The Brain and Sex

Our brain is the single most important sex organ. Our own imagination can and often does influence sexual arousal and our desire. People who have little or no genital sensation due to spinal cord injuries, can still feel sexual desire (Willmuth, 1987). Also consider the potential of erotic sensation derived from our dreams. Sleep researchers have discovered that arousal accompanies all types of dreams, even though most dreams have little or no sexual content. But in nearly all men and in 40 percent of women (Wells, 1986), dreams sometimes do contain sexual images that lead to orgasm.

Memories and Fantasies

Often, people who are totally wide awake become sexually aroused – not only by memories of prior sexual activities but also by fantasies. In one survey of masturbation-related fantasies (Hunt, 1974), 19 percent of women and 10 percent of men reported imagining being taken by someone overwhelmed with desire for them.

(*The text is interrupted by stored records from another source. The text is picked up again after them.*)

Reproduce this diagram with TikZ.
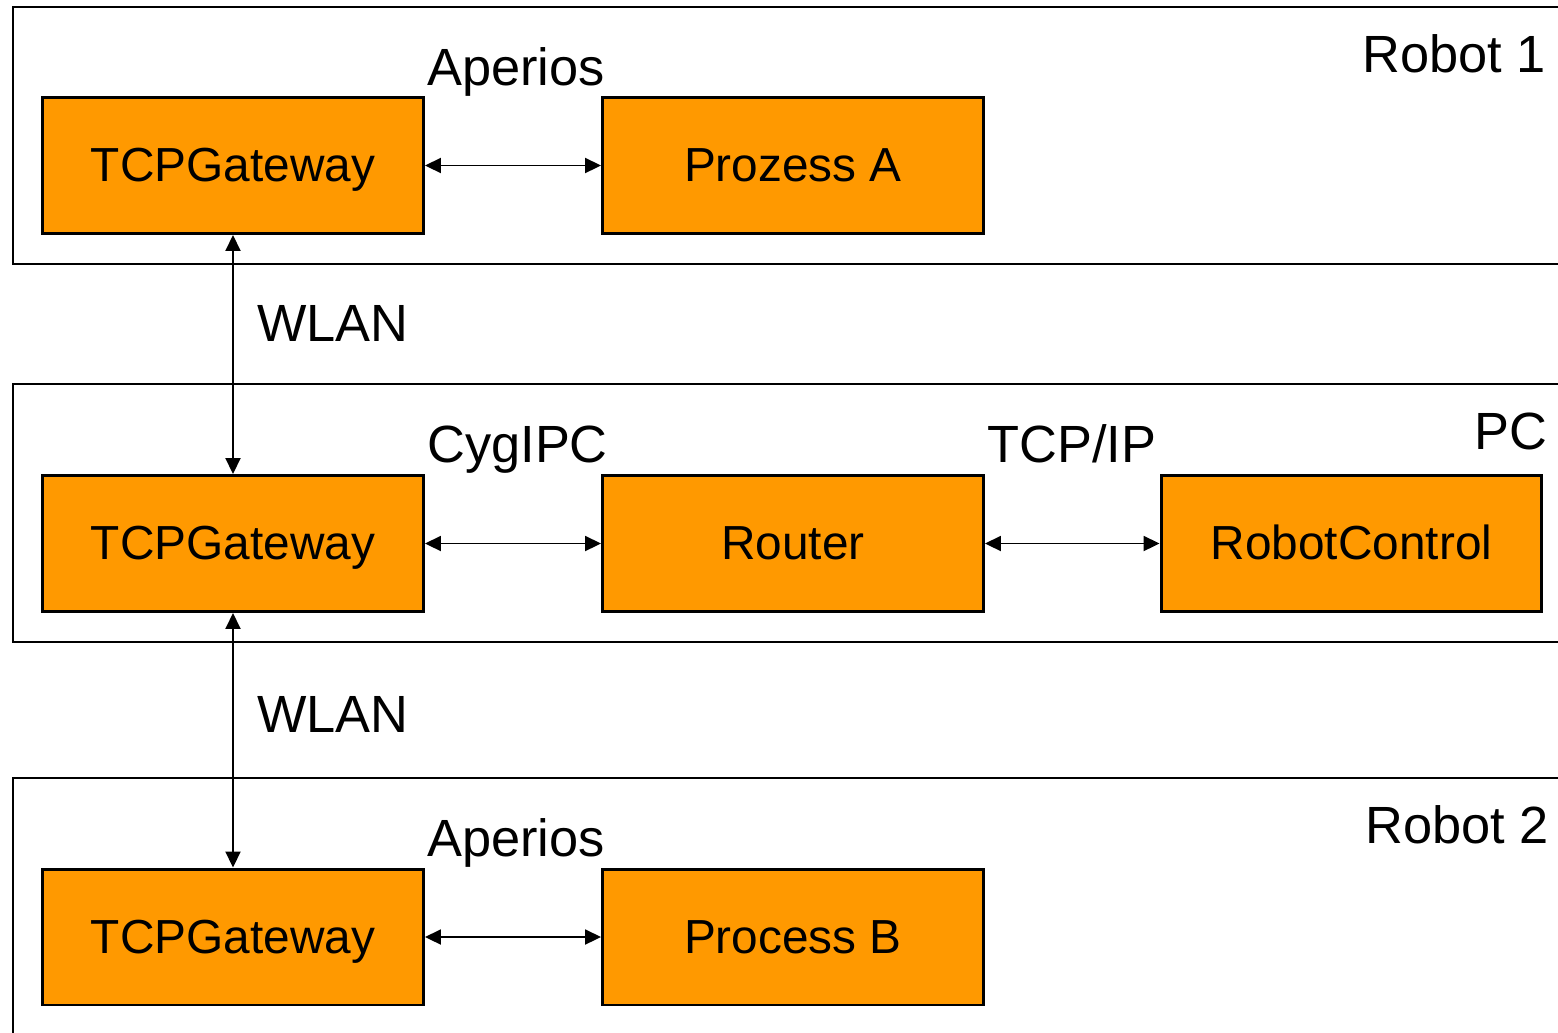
\documentclass[tikz,border=0pt]{standalone}
\usepackage{fontspec}
\setmainfont{Liberation Sans}
\usetikzlibrary{arrows.meta}
\definecolor{procorange}{RGB}{255,153,0}
\tikzset{
  frame/.style={draw=black, line width=1.1pt},
  proc/.style={draw=black, line width=1.7pt, fill=procorange, minimum width=7.62cm,
    minimum height=2.72cm, inner sep=0pt, text height=19.5pt, text depth=1pt,
    font=\fontsize{27.2}{32}\selectfont},
  lbl/.style={inner sep=0pt, font=\fontsize{29.8}{34}\selectfont},
  link/.style={line width=1.1pt, {Triangle[length=0.32cm,width=0.3cm]}-{Triangle[length=0.32cm,width=0.3cm]}}
}
\begin{document}
\begin{tikzpicture}[x=0.02cm, y=-0.02cm]
			%%%%% START %%%%%
			\useasboundingbox (0,0) rectangle (1558,1032);
			\clip (0,0) rectangle (1558,1032);
			
			% the three frames, open to the right
			\draw[frame] (13,7) rectangle (1580,264);
			\draw[frame] (13,384) rectangle (1580,642);
			\draw[frame] (13,778) rectangle (1580,1060);
			
			\node[lbl, anchor=base east] (robA) at (1546,72) {Robot 1};
			\node[lbl, anchor=base east] (pc) at (1548,449) {PC};
			\node[lbl, anchor=base east] (robB) at (1549,843) {Robot 2};
			
			% robot 1
			\node[proc] (gwA) at (233,165.5) {TCPGateway};
			\node[proc] (procA) at (793,165.5) {Prozess A};
			\node[lbl, anchor=base west] (osA) at (427,85) {Aperios};
			
			% pc
			\node[proc] (gwPC) at (233,543.5) {TCPGateway};
			\node[proc] (router) at (793,543.5) {Router};
			\node[proc] (ctrl) at (1351.5,543.5) {RobotControl};
			\node[lbl, anchor=base west] (cyg) at (427,462) {CygIPC};
			\node[lbl, anchor=base west] (tcp) at (987,462) {TCP/IP};
			
			% robot 2
			\node[proc] (gwB) at (233,937) {TCPGateway};
			\node[proc] (procB) at (793,937) {Process B};
			\node[lbl, anchor=base west] (osB) at (427,856) {Aperios};
			
			\node[lbl, anchor=base west] (wlanA) at (257,341) {WLAN};
			\node[lbl, anchor=base west] (wlanB) at (257,732) {WLAN};
			
			\draw[link] (gwA.east) -- (procA.west);
			\draw[link] (gwPC.east) -- (router.west);
			\draw[link] (router.east) -- (ctrl.west);
			\draw[link] (gwB.east) -- (procB.west);
			\draw[link] (gwA.south) -- (gwPC.north);
			\draw[link] (gwPC.south) -- (gwB.north);
			
			%%%%% END %%%%%
\end{tikzpicture}
\end{document}
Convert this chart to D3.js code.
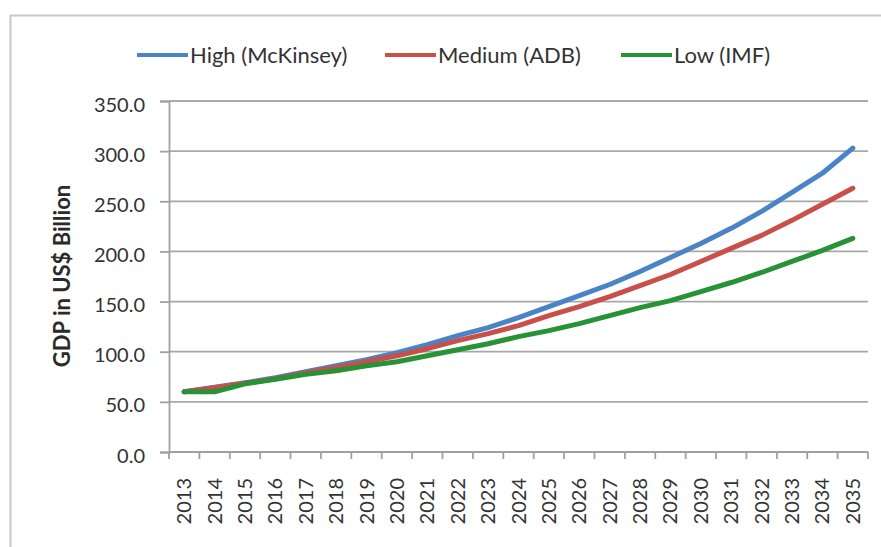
<!DOCTYPE html>
<html lang="en">
<head>
    <meta charset="UTF-8">
    <title>GDP projections</title>
    <script src="https://d3js.org/d3.v7.min.js"></script>

    <style>
        body {
            margin: 0;
            background: #fff;
            font-family: Lato, "Open Sans", sans-serif;
        }

        svg {
            display: block;
        }

        .tick text {
            fill: #333;
        }
    </style>
</head>
<body>

    <div id="container"></div>

    <script>

        // data
        const years = ['2013','2014','2015','2016','2017','2018','2019','2020','2021','2022','2023','2024',
                       '2025','2026','2027','2028','2029','2030','2031','2032','2033','2034','2035'];

        const high = [60, 64.5, 69, 74, 80, 86, 92, 99, 107, 116, 124, 134,
                      145, 156, 167, 180, 194, 208, 223, 240, 259, 278, 303];

        const medium = [60, 64, 68.5, 73, 79, 84, 90, 96, 103, 111, 118, 126,
                        136, 145, 155, 166, 177, 190, 203, 216, 231, 247, 263];

        const low = [60, 60, 68, 72.5, 77.5, 81, 86, 90, 96, 102, 108, 115,
                     121, 128, 136, 144, 151, 160, 169, 179, 190, 201, 213];

        const seriesNames = ['High (McKinsey)', 'Medium (ADB)', 'Low (IMF)'];
        const seriesColors = ['#4a84c6', '#c94f4b', '#279236'];

        const yTicks = [0, 50, 100, 150, 200, 250, 300, 350];

        const width = 881;
        const height = 547;

        // plot area
        const plotLeft = 169, plotRight = 868, plotTop = 101, plotBottom = 452;

        const svg = d3.select('#container')
            .append('svg')
            .attr('width', width)
            .attr('height', height);

        // outer frame of the chart
        svg.append('rect')
            .attr('x', 10.5)
            .attr('y', 15.5)
            .attr('width', width + 20)
            .attr('height', height + 20)
            .attr('fill', 'none')
            .attr('stroke', '#c8c8c8')
            .attr('stroke-width', 2);

        //scales
        const x = d3.scaleBand()
            .domain(years)
            .range([plotLeft, plotRight]);

        const y = d3.scaleLinear()
            .domain([0, 350])
            .range([plotBottom, plotTop]);

        // gridlines
        svg.append('g')
            .selectAll('line')
            .data(yTicks.slice(1))
            .enter()
            .append('line')
            .attr('x1', plotLeft)
            .attr('x2', plotRight)
            .attr('y1', d => y(d))
            .attr('y2', d => y(d))
            .attr('stroke', '#a8a8a8')
            .attr('stroke-width', 1.8);

        // y axis
        const yAxis = svg.append('g')
            .attr('transform', `translate(${plotLeft},0)`)
            .call(d3.axisLeft(y).tickValues(yTicks).tickFormat(d3.format('.1f')).tickSize(9).tickPadding(15));

        yAxis.selectAll('line, path').attr('stroke', '#a0a0a0').attr('stroke-width', 1.8);
        yAxis.selectAll('text')
            .attr('font-size', 20)
            .attr('font-family', 'Lato, sans-serif')
            .attr('dy', '0.5em');

        // x axis, ticks sit between categories
        const xAxis = svg.append('g')
            .attr('transform', `translate(0,${plotBottom})`);

        xAxis.append('line')
            .attr('x1', plotLeft)
            .attr('x2', plotRight)
            .attr('stroke', '#a0a0a0')
            .attr('stroke-width', 1.8);

        xAxis.selectAll('.xtick')
            .data(years.concat(['end']))
            .enter()
            .append('line')
            .attr('x1', (d, i) => plotLeft + i * x.step())
            .attr('x2', (d, i) => plotLeft + i * x.step())
            .attr('y1', 0)
            .attr('y2', 7)
            .attr('stroke', '#a0a0a0')
            .attr('stroke-width', 1.8);

        xAxis.selectAll('.xlabel')
            .data(years)
            .enter()
            .append('text')
            .attr('transform', d => `translate(${x(d) + x.bandwidth() / 2 + 7},26) rotate(-90)`)
            .attr('text-anchor', 'end')
            .attr('font-size', 20)
            .attr('fill', '#333')
            .text(d => d);

        // y axis title
        svg.append('text')
            .attr('transform', `translate(70,276) rotate(-90)`)
            .attr('text-anchor', 'middle')
            .attr('font-size', 22)
            .attr('font-weight', 'bold')
            .attr('fill', '#2a2a2a')
            .text('GDP in US$ Billion');

        // lines
        const line = d3.line()
            .x((d, i) => x(years[i]) + x.bandwidth() / 2)
            .y(d => y(d));

        const allSeries = [high, medium, low];

        svg.append('g')
            .selectAll('path')
            .data(allSeries)
            .enter()
            .append('path')
            .attr('d', d => line(d))
            .attr('fill', 'none')
            .attr('stroke', (d, i) => seriesColors[i])
            .attr('stroke-width', 5)
            .attr('stroke-linejoin', 'round')
            .attr('stroke-linecap', 'round');

        // legend
        const legendX = [137, 385, 621];

        const legend = svg.append('g')
            .selectAll('g')
            .data(seriesNames)
            .enter()
            .append('g')
            .attr('transform', (d, i) => `translate(${legendX[i]},55)`);

        legend.append('line')
            .attr('x1', 0)
            .attr('x2', 51)
            .attr('stroke', (d, i) => seriesColors[i])
            .attr('stroke-width', 4);

        legend.append('text')
            .attr('x', 53)
            .attr('y', 8)
            .attr('font-size', 22)
            .attr('fill', '#333')
            .text(d => d);

    </script>

</body>
</html>
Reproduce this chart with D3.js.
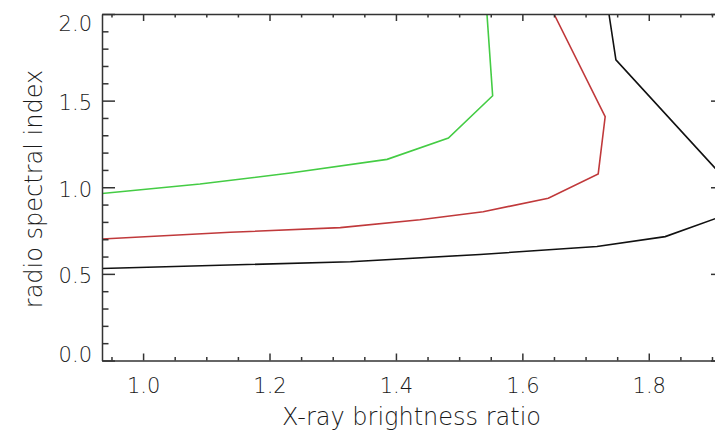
<!DOCTYPE html>
<html>
<head>
<meta charset="utf-8">
<script src="https://cdn.jsdelivr.net/npm/d3@7"></script>
<style>
  body { margin: 0; background: #fff; }
  text { font-family: "DejaVu Sans", sans-serif; font-weight: 200; fill: #1a1a1a; }
</style>
</head>
<body>
<div id="chart"></div>
<script>
// contour lines
const greenX = [0.935, 1.090, 1.233, 1.386, 1.483, 1.553, 1.544];
const greenY = [0.964, 1.019, 1.082, 1.161, 1.284, 1.528, 2.0];

const redX = [0.935, 1.138, 1.312, 1.438, 1.538, 1.641, 1.720, 1.731, 1.650];
const redY = [0.701, 0.740, 0.767, 0.812, 0.859, 0.936, 1.077, 1.407, 2.0];

const blackLowX = [0.935, 1.328, 1.533, 1.718, 1.826, 1.910];
const blackLowY = [0.531, 0.570, 0.612, 0.658, 0.715, 0.825];

const blackHighX = [1.737, 1.748, 1.910];
const blackHighY = [2.0, 1.735, 1.090];

const xTicks = [1.0, 1.2, 1.4, 1.6, 1.8];
const yTicks = [0.0, 0.5, 1.0, 1.5, 2.0];

const width = 715;
const height = 431;
const plotLeft = 102, plotRight = 724, plotTop = 14, plotBottom = 360.5;

const xScale = d3.scaleLinear().domain([0.935, 1.919]).range([plotLeft, plotRight]);
const yScale = d3.scaleLinear().domain([0, 2]).range([plotBottom, plotTop]);

const xMinor = d3.range(0.95, 1.92, 0.05).filter(v => !xTicks.some(t => Math.abs(t - v) < 1e-6));
const yMinor = d3.range(0.1, 2.0, 0.1).filter(v => !yTicks.some(t => Math.abs(t - v) < 1e-6));

const svg = d3.select('#chart')
    .append('svg')
        .attr('width', width)
        .attr('height', height);

svg.append('defs').append('clipPath').attr('id', 'plot')
    .append('rect')
        .attr('x', plotLeft).attr('y', plotTop)
        .attr('width', plotRight - plotLeft).attr('height', plotBottom - plotTop);

// curves
const line = d3.line().x(d => xScale(d[0])).y(d => yScale(d[1]));
const curves = [
    { xs: greenX, ys: greenY, colour: '#44cc44' },
    { xs: redX, ys: redY, colour: '#c0393b' },
    { xs: blackLowX, ys: blackLowY, colour: '#111' },
    { xs: blackHighX, ys: blackHighY, colour: '#111' }
];
svg.append('g').attr('clip-path', 'url(#plot)')
    .selectAll('path')
    .data(curves)
    .enter()
        .append('path')
            .attr('d', c => line(c.xs.map((x, i) => [x, c.ys[i]])))
            .attr('fill', 'none')
            .attr('stroke', c => c.colour)
            .attr('stroke-width', 1.6);

// axes, ticks pointing inwards like IDL
function styleAxis(g) {
    g.select('.domain').attr('stroke', '#333').attr('stroke-width', 1.5);
    g.selectAll('line').attr('stroke', '#333').attr('stroke-width', 1.5);
}

function minorTicks(axisFn, scale, vals, size, pos) {
    return svg.append('g')
        .attr('transform', pos)
        .call(axisFn(scale).tickValues(vals).tickSize(-size).tickFormat(''))
        .call(g => g.select('.domain').remove())
        .call(styleAxis);
}

const xBottom = svg.append('g')
    .attr('transform', `translate(0, ${plotBottom})`)
    .call(d3.axisBottom(xScale).tickValues(xTicks).tickSizeInner(-7).tickSizeOuter(0)
        .tickPadding(18).tickFormat(d3.format('.1f')))
    .call(styleAxis);
xBottom.selectAll('text').attr('font-size', 21).attr('fill', '#1a1a1a');

svg.append('g')
    .attr('transform', `translate(0, ${plotTop})`)
    .call(d3.axisTop(xScale).tickValues(xTicks).tickSizeInner(-7).tickSizeOuter(0).tickFormat(''))
    .call(styleAxis);

minorTicks(d3.axisBottom, xScale, xMinor, 3.5, `translate(0, ${plotBottom})`);
minorTicks(d3.axisTop, xScale, xMinor, 3.5, `translate(0, ${plotTop})`);

const yLeft = svg.append('g')
    .attr('transform', `translate(${plotLeft}, 0)`)
    .call(d3.axisLeft(yScale).tickValues(yTicks).tickSizeInner(-13).tickSizeOuter(0)
        .tickPadding(10).tickFormat(d3.format('.1f')))
    .call(styleAxis);
yLeft.selectAll('text')
    .attr('font-size', 21)
    .attr('fill', '#1a1a1a')
    .attr('dy', '0.42em')
    .attr('y', d => {
        const c = Math.min(Math.max(yScale(d), plotTop + 8), plotBottom - 8);
        return c - yScale(d);
    });

svg.append('g')
    .attr('transform', `translate(${plotRight}, 0)`)
    .call(d3.axisRight(yScale).tickValues(yTicks).tickSizeInner(-13).tickSizeOuter(0).tickFormat(''))
    .call(styleAxis);

minorTicks(d3.axisLeft, yScale, yMinor, 6.5, `translate(${plotLeft}, 0)`);
minorTicks(d3.axisRight, yScale, yMinor, 6.5, `translate(${plotRight}, 0)`);

// axis titles
svg.append('text')
    .attr('x', 411.5)
    .attr('y', 425)
    .attr('text-anchor', 'middle')
    .attr('font-size', 24)
    .text('X-ray brightness ratio');

svg.append('text')
    .attr('transform', 'translate(42, 189) rotate(-90)')
    .attr('text-anchor', 'middle')
    .attr('font-size', 24)
    .text('radio spectral index');
</script>
</body>
</html>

In one British survey of over 18,000 people, one percent were actually asexual, having never felt sexually attracted to anyone at all (Bogaert, 2004).

Men Fantasize More

Other surveys report 95 percent of both men and women said they have had sexual fantasies. But men fantasize about sex more often, more physically, less romantically, and prefer less personal and faster-paced sex content in books and videos (Leitenberg & Hemming, 1995). And contrary to some thinking, fantasizing about sex does not indicate a sexual problem or dissatisfaction. Conversely, sexually active people have more sexual fantasies.

This report is not a diagnosis. We hope this information can guide you toward improving your life.